Divers pound on the water to scare the dolphins to a section of the net that is being dragged down to release them. The net was already more than 50% pulled in. It was only after spotting Goodman filming in the water that divers jumped in to release the dolphins. Several had already died.

(Digital Journal) The Osa Peninsula, on the South Pacific side of Costa Rica is one of the most biologically intense places on Earth. But overfishing is depleting its resources, says Sierra Goodman, an advocate pushing to turn Osa into a Marine Protected Area (MPA).

With its reputation for being one the greenest countries in the world, Costa Rica is way ahead of other nations. Ecotourism and environmental protection drives both public and business policy and the country is “a leader in the field of ecotourism,” boasts Lapa, one of Costa Rica’s top eco-resorts.

However, Sierra Goodman, a resident who lives in Drake Bay, says that the country is failing to protect one of its greatest assets, the ocean. In particular she says, the Osa Peninsula, where overfishing, illegal fishing and the methods used to fish for shrimp and tuna, are destroying a habitat rich and diverse in wildlife.
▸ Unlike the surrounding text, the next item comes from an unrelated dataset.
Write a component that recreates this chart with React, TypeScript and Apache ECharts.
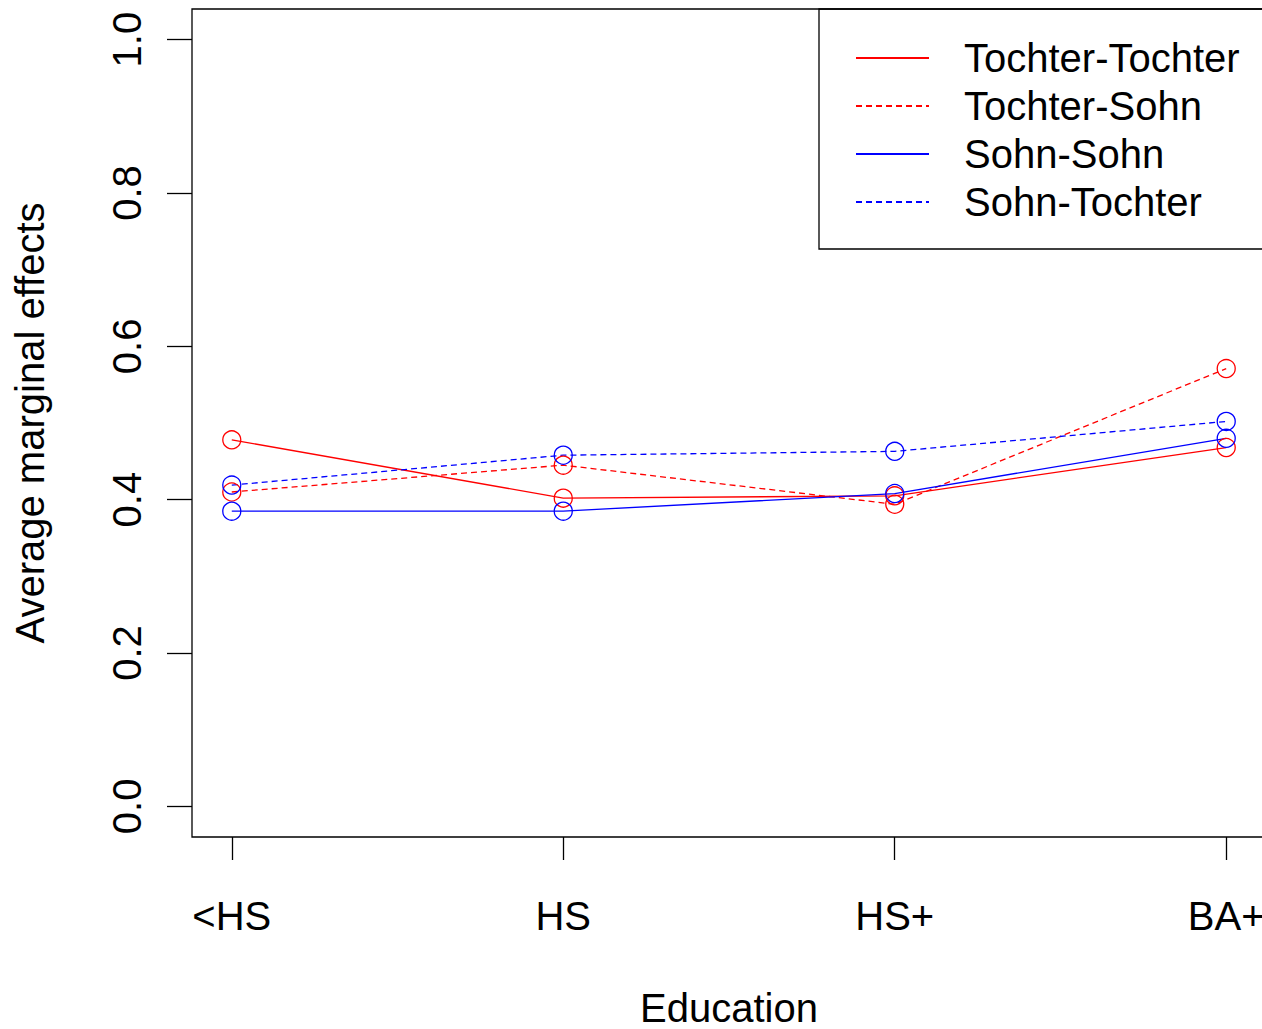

“From the changes I have seen in my 16 years here, the turtles and dolphins won’t survive another 16 years,” Goodman told Digital Journal, “probably not even ten.”

Situated off the coast of Costa Rica in the South Pacific, the Costa Rican Thermal Convection Dome is one of the most biodiverse regions in the world. As the only constant dome on earth, its shallow warm water that lays atop of low-oxygen cold water create the perfect ecosystem for marine life. It attracts them in abundance. Whales, dolphins, tuna, turtles and countless other species visit the area year round to breed and feed, and they are being killed en masse.